# Rows from a dataset of charts and code
>> begin

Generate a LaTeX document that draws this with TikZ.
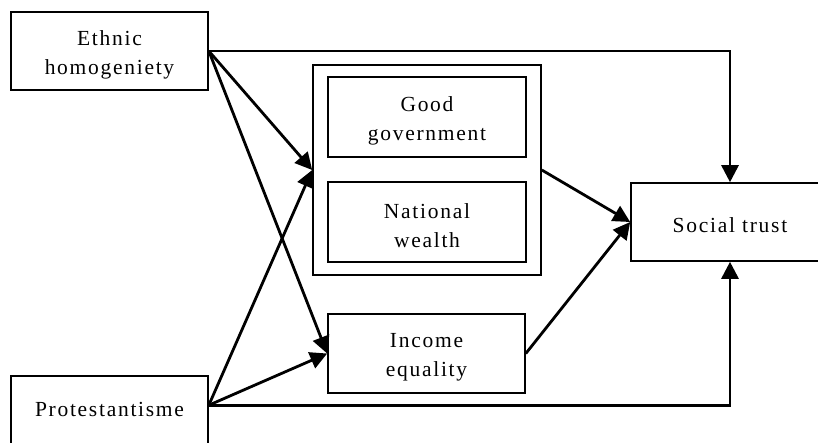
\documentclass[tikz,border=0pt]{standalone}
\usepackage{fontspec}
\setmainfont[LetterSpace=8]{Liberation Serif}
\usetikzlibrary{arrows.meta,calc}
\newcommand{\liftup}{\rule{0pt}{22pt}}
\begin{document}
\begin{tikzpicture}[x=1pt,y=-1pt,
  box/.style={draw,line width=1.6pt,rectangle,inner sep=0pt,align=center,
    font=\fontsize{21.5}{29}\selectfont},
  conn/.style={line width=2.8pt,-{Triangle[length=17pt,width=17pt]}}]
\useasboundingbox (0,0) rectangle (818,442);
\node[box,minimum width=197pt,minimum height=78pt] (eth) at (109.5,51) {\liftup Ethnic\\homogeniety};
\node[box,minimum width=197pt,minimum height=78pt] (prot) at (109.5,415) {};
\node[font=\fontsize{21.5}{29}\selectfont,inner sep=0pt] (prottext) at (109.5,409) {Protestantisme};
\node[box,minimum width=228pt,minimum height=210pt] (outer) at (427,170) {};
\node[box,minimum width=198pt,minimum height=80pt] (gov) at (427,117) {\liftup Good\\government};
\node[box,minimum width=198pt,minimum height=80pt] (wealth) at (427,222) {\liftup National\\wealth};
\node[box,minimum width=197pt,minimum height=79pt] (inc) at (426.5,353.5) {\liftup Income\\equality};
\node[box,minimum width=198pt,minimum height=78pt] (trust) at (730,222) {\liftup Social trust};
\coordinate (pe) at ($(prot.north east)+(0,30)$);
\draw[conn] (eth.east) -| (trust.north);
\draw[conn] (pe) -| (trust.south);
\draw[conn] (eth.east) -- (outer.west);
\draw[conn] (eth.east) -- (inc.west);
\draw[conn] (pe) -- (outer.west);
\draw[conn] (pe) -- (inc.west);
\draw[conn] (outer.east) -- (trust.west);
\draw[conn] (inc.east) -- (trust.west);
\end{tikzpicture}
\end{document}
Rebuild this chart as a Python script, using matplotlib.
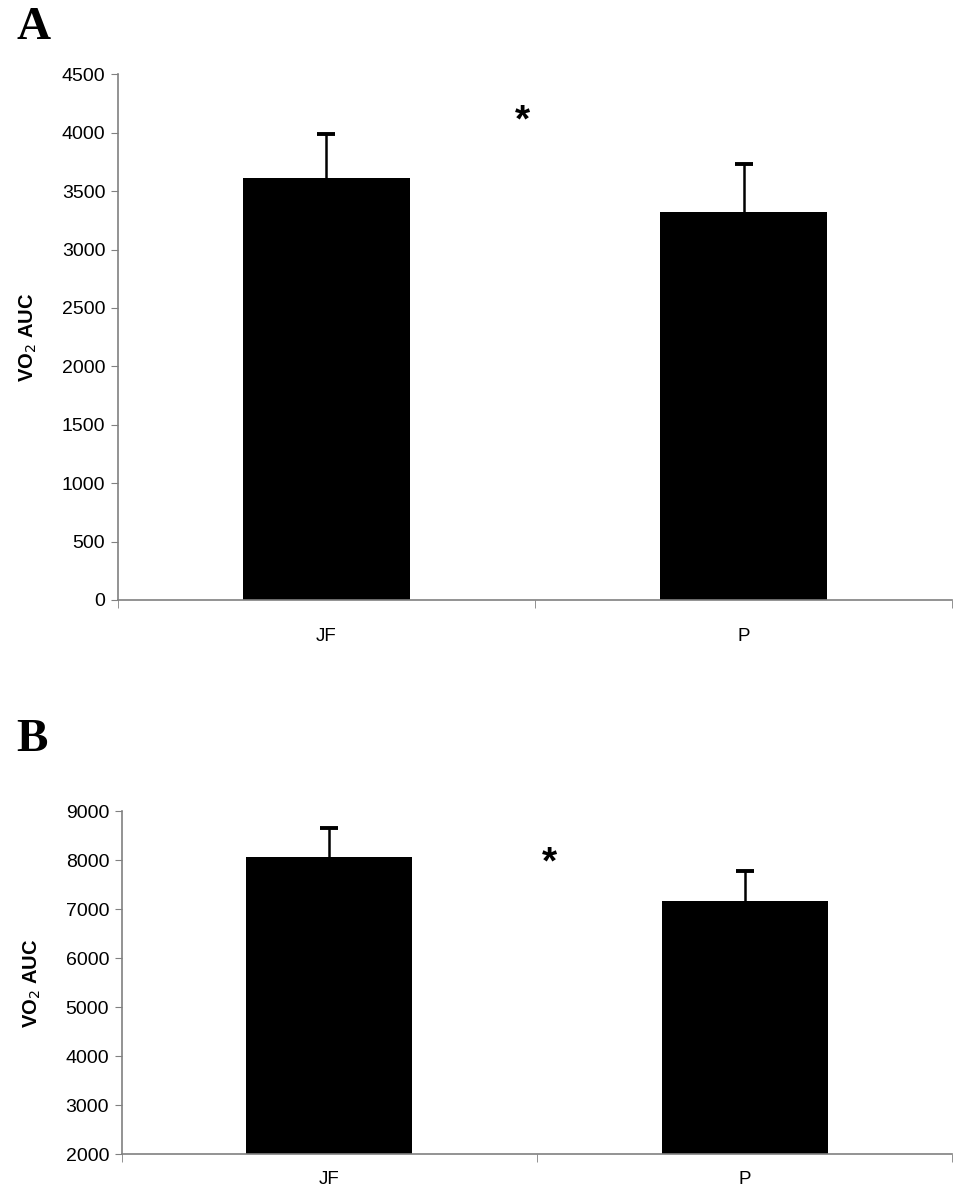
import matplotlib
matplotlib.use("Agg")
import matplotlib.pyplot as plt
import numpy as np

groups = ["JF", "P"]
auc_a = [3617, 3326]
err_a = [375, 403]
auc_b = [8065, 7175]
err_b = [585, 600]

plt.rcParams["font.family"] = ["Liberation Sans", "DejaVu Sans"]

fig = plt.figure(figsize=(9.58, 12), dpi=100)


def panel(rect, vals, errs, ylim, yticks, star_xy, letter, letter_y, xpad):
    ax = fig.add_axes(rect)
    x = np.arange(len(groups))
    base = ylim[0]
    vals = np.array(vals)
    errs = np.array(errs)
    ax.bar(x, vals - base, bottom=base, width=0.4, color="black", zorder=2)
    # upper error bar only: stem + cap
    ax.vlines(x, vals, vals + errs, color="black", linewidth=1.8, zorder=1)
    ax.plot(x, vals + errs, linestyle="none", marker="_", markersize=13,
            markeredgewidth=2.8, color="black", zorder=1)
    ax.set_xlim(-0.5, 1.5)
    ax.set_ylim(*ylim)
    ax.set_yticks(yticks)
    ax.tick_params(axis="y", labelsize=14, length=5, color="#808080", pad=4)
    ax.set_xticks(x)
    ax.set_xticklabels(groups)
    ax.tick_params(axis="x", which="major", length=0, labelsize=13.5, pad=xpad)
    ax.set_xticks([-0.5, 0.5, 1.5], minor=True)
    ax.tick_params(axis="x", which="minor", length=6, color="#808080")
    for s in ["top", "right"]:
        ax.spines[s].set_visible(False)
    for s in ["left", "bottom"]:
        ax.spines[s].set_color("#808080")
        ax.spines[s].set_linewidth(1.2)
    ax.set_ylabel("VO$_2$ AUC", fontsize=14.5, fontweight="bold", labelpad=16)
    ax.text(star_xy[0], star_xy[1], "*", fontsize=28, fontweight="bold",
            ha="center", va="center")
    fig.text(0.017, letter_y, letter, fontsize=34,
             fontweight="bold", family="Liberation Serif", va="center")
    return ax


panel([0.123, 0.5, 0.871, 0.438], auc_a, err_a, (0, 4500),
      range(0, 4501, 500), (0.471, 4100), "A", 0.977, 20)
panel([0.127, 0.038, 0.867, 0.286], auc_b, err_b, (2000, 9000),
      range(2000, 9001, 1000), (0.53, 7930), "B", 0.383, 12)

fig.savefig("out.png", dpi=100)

>> end

# WHAT NEEDS TO BE DONE
Reproduce every line from the entries that holds the word "this".

# THE RESULT
Generate a LaTeX document that draws this with TikZ.
Rebuild this chart as a Python script, using matplotlib.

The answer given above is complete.